Dump your text to a file
Blazingly fast tokenization!
Train a model
model = YouTokenToMe::BPE.train(data: "train.txt", model: "model.txt", vocab_size: 30000)
Load a model
model = YouTokenToMe::BPE.new("model.txt")
Get vocab
model.vocab
Encode
model.encode(sentences)
Decode
model.decode(ids)
Convert between ids and subwords
model.subword_to_id(subword)
model.id_to_subword(id)
Train
YouTokenToMe::BPE.train(
data: "train.txt", # path to file with training data
model: "model.txt", # path to where the trained model will be saved
vocab_size: 30000, # number of tokens in the final vocabulary
coverage: 1.0, # fraction of characters covered by the model
n_threads: -1, # number of parallel threads used to run
pad_id: 0, # reserved id for padding
unk_id: 1, # reserved id for unknown symbols
bos_id: 2, # reserved id for begin of sentence token
eos_id: 3 # reserved id for end of sentence token
)
Encode
model.encode(
sentences,
output_type: :id, # or :subword
bos: false, # add "beginning of sentence" token
eos: false, # add "end of sentence" token
reverse: false, # reverse output sequence of tokens
dropout_prob: 0.0 # BPE-dropout probability
)
View the changelog
Everyone is encouraged to help improve this project.
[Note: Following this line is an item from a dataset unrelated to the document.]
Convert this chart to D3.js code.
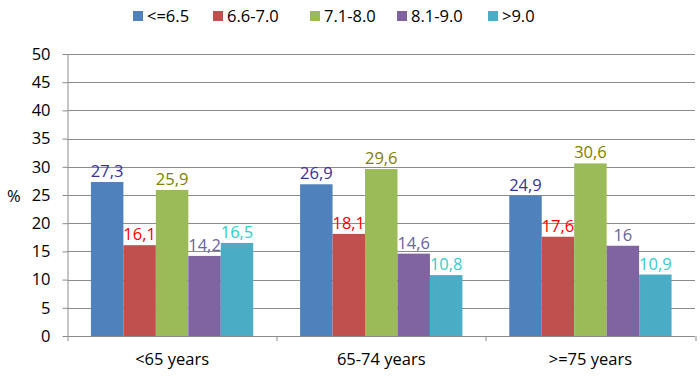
<!DOCTYPE html>
<html>
<head>
<meta charset="utf-8">
<script src="https://cdn.jsdelivr.net/npm/d3@7"></script>
<style>
  body { margin: 0; background: #fff; }
  text { font-family: "Open Sans", "Liberation Sans", sans-serif; }
</style>
</head>
<body>
<div id="chart"></div>
<script>
const groups = ["<65 years", "65-74 years", ">=75 years"]
const series = ["<=6.5", "6.6-7.0", "7.1-8.0", "8.1-9.0", ">9.0"]
const under65 = [27.3, 16.1, 25.9, 14.2, 16.5]
const age6574 = [26.9, 18.1, 29.6, 14.6, 10.8]
const over75 = [24.9, 17.6, 30.6, 16, 10.9]
const yTicks = [0, 5, 10, 15, 20, 25, 30, 35, 40, 45, 50]

const barColors = ["#4F81BD", "#C0504D", "#9BBB59", "#8064A2", "#4BACC6"]
const labelColors = ["#333399", "#FF0000", "#808000", "#666699", "#33CCCC"]

const W = 700, H = 379
const margin = {top: 54, right: 5, bottom: 43, left: 67.5}
const width = W - margin.left - margin.right
const height = H - margin.top - margin.bottom
const fs = 16.5

const svg = d3.select('#chart').append('svg')
  .attr('width', W).attr('height', H)
const g = svg.append('g')
  .attr('transform', 'translate(' + margin.left + ',' + margin.top + ')')

const values = [under65, age6574, over75]
const data = []
groups.forEach((grp, i) => {
  series.forEach((s, j) => data.push({grp: grp, s: s, j: j, v: values[i][j]}))
})

const x0 = d3.scaleBand().domain(groups).range([0, width]).paddingInner(0.224).paddingOuter(0.112)
const x1 = d3.scaleBand().domain(series).range([0, x0.bandwidth()])
const y = d3.scaleLinear().domain([0, 50]).range([height, 0])
const step = width / groups.length

// gridlines
g.selectAll('.grid').data(yTicks.filter(d => d > 0)).enter().append('line')
  .attr('x1', 0).attr('x2', width)
  .attr('y1', d => Math.round(y(d)) + 0.5).attr('y2', d => Math.round(y(d)) + 0.5)
  .attr('stroke', '#8c8c8c').attr('stroke-width', 1)

// y axis
const yAxis = d3.axisLeft(y).tickValues(yTicks).tickSize(5).tickPadding(12)
const ya = g.append('g').call(yAxis)
ya.select('.domain').attr('stroke', '#8c8c8c').attr('d', 'M0.5,' + height + 'V0')
ya.selectAll('.tick line').attr('stroke', '#8c8c8c')
ya.selectAll('.tick text').attr('font-size', fs).attr('fill', '#000')
  .style('font-family', '"Open Sans", sans-serif')

// x axis baseline with category separators
g.append('line').attr('x1', 0).attr('x2', width)
  .attr('y1', height + 0.5).attr('y2', height + 0.5).attr('stroke', '#8c8c8c')
g.selectAll('.sep').data(d3.range(groups.length + 1)).enter().append('line')
  .attr('x1', d => Math.round(d * step) + 0.5).attr('x2', d => Math.round(d * step) + 0.5)
  .attr('y1', height).attr('y2', height + 5).attr('stroke', '#8c8c8c')
g.selectAll('.cat').data(groups).enter().append('text')
  .attr('x', d => x0(d) + x0.bandwidth() / 2).attr('y', height + 29)
  .attr('text-anchor', 'middle').attr('font-size', fs).text(d => d)

// bars
g.selectAll('.bar').data(data).enter().append('rect')
  .attr('x', d => x0(d.grp) + x1(d.s))
  .attr('y', d => y(d.v))
  .attr('width', x1.bandwidth())
  .attr('height', d => height - y(d.v))
  .attr('fill', d => barColors[d.j])

// value labels
g.selectAll('.lbl').data(data).enter().append('text')
  .attr('x', d => x0(d.grp) + x1(d.s) + x1.bandwidth() / 2)
  .attr('y', d => y(d.v) - 5)
  .attr('text-anchor', 'middle').attr('font-size', fs)
  .attr('fill', d => labelColors[d.j])
  .text(d => String(d.v).replace('.', ','))

// y title
svg.append('text').attr('x', 7).attr('y', 202).attr('font-size', fs).text('%')

// legend
const legendX = [133, 213, 310, 397, 488]
const leg = svg.selectAll('.leg').data(series).enter().append('g')
  .attr('transform', (d, i) => 'translate(' + legendX[i] + ',11)')
leg.append('rect').attr('width', 10).attr('height', 10).attr('fill', (d, i) => barColors[i])
leg.append('text').attr('x', 14).attr('y', 11).attr('font-size', fs).text(d => d)
</script>
</body>
</html>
Here are a few ways you can help:
- Report bugs
- Fix bugs and submit pull requests
- Write, clarify, or fix documentation
- Suggest or add new features
To get started with development:
git clone https://github.com/ankane/youtokentome-ruby.git
cd youtokentome-ruby
bundle install
bundle exec rake compile
bundle exec rake test